Mother Nature does not like to be taken for granted. The world has seen enough landslides, earthquakes and tsunamis to know that nature can react violently when she's ignored. Development experts know that it's important to take natural hazard risks into account during project planning. But sometimes knowing something and planning for it are not the same thing.
“Despite a rapid escalation in disaster losses in recent decades, many development organizations remain reluctant to pursue risk reduction as a key objective, or even to protect their own projects against potential hazards, without proof that mitigation ‘pays,'” said Charlotte Benson, a consultant to the IDB, in a presentation at Bank headquarters.
Benson and her colleague John Twigg of the Benfield Hazard Research Centre at the University College of London, are heading a project to develop methodologies for assessing natural hazard risks for the Provention Consortium , of which the IDB is a member. The Consortium is an international coalition of organizations that are working collaboratively to raise awareness about natural hazard risks, improve the safety of vulnerable communities, and reduce the impact of disasters in developing countries.
The project's goal is to create tools for development organizations to use to help them take risks emanating from natural disasters into account throughout the project cycle, from the time a project is initially identified until its final evaluation. The tools will also help project teams to assess risk reduction options.
“Natural hazards and related vulnerability should be considered as part of all forms of project appraisal, particularly for high-risk areas,” Benson stressed. “Existing appraisal and evaluation guidelines should be revised to provide more explicit guidance on analyzing hazard-related risks and options for reducing vulnerability.”

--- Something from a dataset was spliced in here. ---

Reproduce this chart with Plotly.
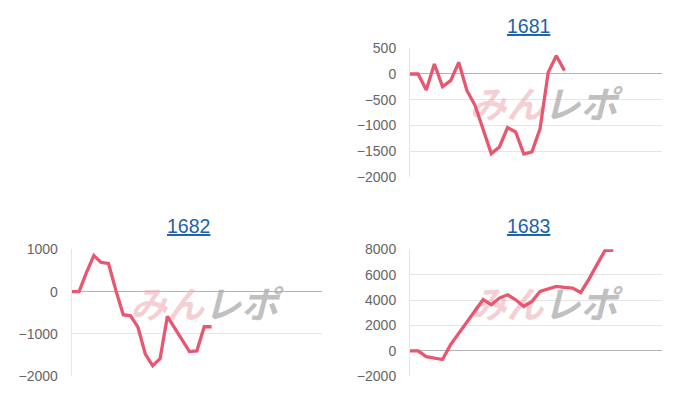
import plotly.graph_objects as go

# 差枚データ (台番ごと)
titles = ["1681", "1682", "1683"]

diff_1681 = [0, 0, -310, 195, -245, -130, 225, -320, -610, -1085,
             -1550, -1420, -1045, -1130, -1560, -1515, -1065, 30, 355, 65]
diff_1682 = [0, 0, 450, 850, 690, 665, 30, -545, -570, -840,
             -1475, -1750, -1585, -585, -860, -1140, -1415, -1400, -830, -830]
diff_1683 = [0, 0, -450, -580, -680, 500, 1400, 2200, 3150, 4050,
             3630, 4160, 4420, 4025, 3500, 3890, 4680, 4870, 5080, 5000,
             4950, 4600, 5630, 6790, 7920, 7920]

series = [diff_1681, diff_1682, diff_1683]
x_max = [31, 34, 31]
y_ranges = [[-2000, 500], [-2000, 1000], [-2000, 8000]]
y_dticks = [500, 1000, 2000]

LINE = "#e8566f"
GRID = "#e6e6e6"
ZERO = "#b4b4b4"
TICK = "#666666"
LINK = "#1a62a8"

W, H = 700, 400
OFF = 8  # page body margin


def px_x(p):
    return (p - OFF) / W


def px_y(p):
    return 1 - (p - OFF) / H


# plot boxes in page pixels: (left, right, top, bottom)
boxes = [(410, 662, 48.3, 176.7), (71.7, 322, 249.3, 376.3), (410, 662, 249.3, 376.3)]
title_y = [26, 226, 226]

watermark = ('<b><i><span style="color:rgba(238,176,184,0.6)">みん</span>'
             '<span style="color:rgba(168,168,168,0.72)">レポ</span></i></b>')

fig = go.Figure()
layout = dict(
    width=W, height=H,
    margin=dict(l=0, r=0, t=0, b=0, autoexpand=False),
    paper_bgcolor="white", plot_bgcolor="white",
    showlegend=False,
    font=dict(family="Liberation Sans, Arial, sans-serif", color=TICK),
    annotations=[],
)

for i, vals in enumerate(series):
    n = "" if i == 0 else str(i + 1)
    xa, ya = "x" + n, "y" + n
    lo, hi = y_ranges[i]
    left, right, top, bottom = boxes[i]

    # watermark behind the line
    fig.add_trace(go.Scatter(
        x=[x_max[i] * 0.53], y=[lo + (hi - lo) * 0.53],
        mode="text", text=[watermark],
        textfont=dict(family="Noto Sans CJK JP", size=37),
        xaxis=xa, yaxis=ya, hoverinfo="skip",
    ))
    fig.add_trace(go.Scatter(
        x=list(range(len(vals))), y=vals,
        mode="lines", line=dict(color=LINE, width=3.3),
        xaxis=xa, yaxis=ya, hoverinfo="skip",
    ))

    layout["xaxis" + n] = dict(
        domain=[px_x(left), px_x(right)], anchor=ya, range=[0, x_max[i]],
        showgrid=False, zeroline=False, showticklabels=False, showline=False,
        automargin=False,
    )
    layout["yaxis" + n] = dict(
        domain=[px_y(bottom), px_y(top)], anchor=xa, range=[lo, hi], dtick=y_dticks[i],
        showgrid=True, gridcolor=GRID, gridwidth=1,
        zeroline=True, zerolinecolor=ZERO, zerolinewidth=1,
        showline=True, linecolor=GRID, linewidth=1,
        ticks="", ticklabelstandoff=10, automargin=False,
        tickfont=dict(size=14, color=TICK),
    )
    layout["annotations"].append(dict(
        text="<u>" + titles[i] + "</u>", xref="paper", yref="paper",
        x=px_x((left + right) / 2 - 8), y=px_y(title_y[i]),
        xanchor="center", yanchor="middle",
        showarrow=False, font=dict(size=19.5, color=LINK),
    ))

fig.update_layout(**layout)
fig.write_html("out.html")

The good news is, Benson believes, evaluating natural hazard risks is easy to do. “Many of the standard tools currently used by development organizations in designing projects could be used to assess risks from natural hazards and potential returns to mitigation. There is nothing intrinsically difficult about either.”
In addition to adapting existing tools, Benson sees value in encouraging the participation of the people living in vulnerable areas in the risk evaluation process. “Vulnerable people know the risks and communicate them, if given the opportunity,” she said.
Developing some of the practical tools that Benson has recommended is the next step in the project, which is scheduled for completion at the end of 2006. The end product will be a handbook on methods and tools for evaluating the socioeconomic benefits of disaster reduction, including detailed guidelines for evaluations and risk assessments, cases studies, best practices, and evidence of the net benefits of risk reduction.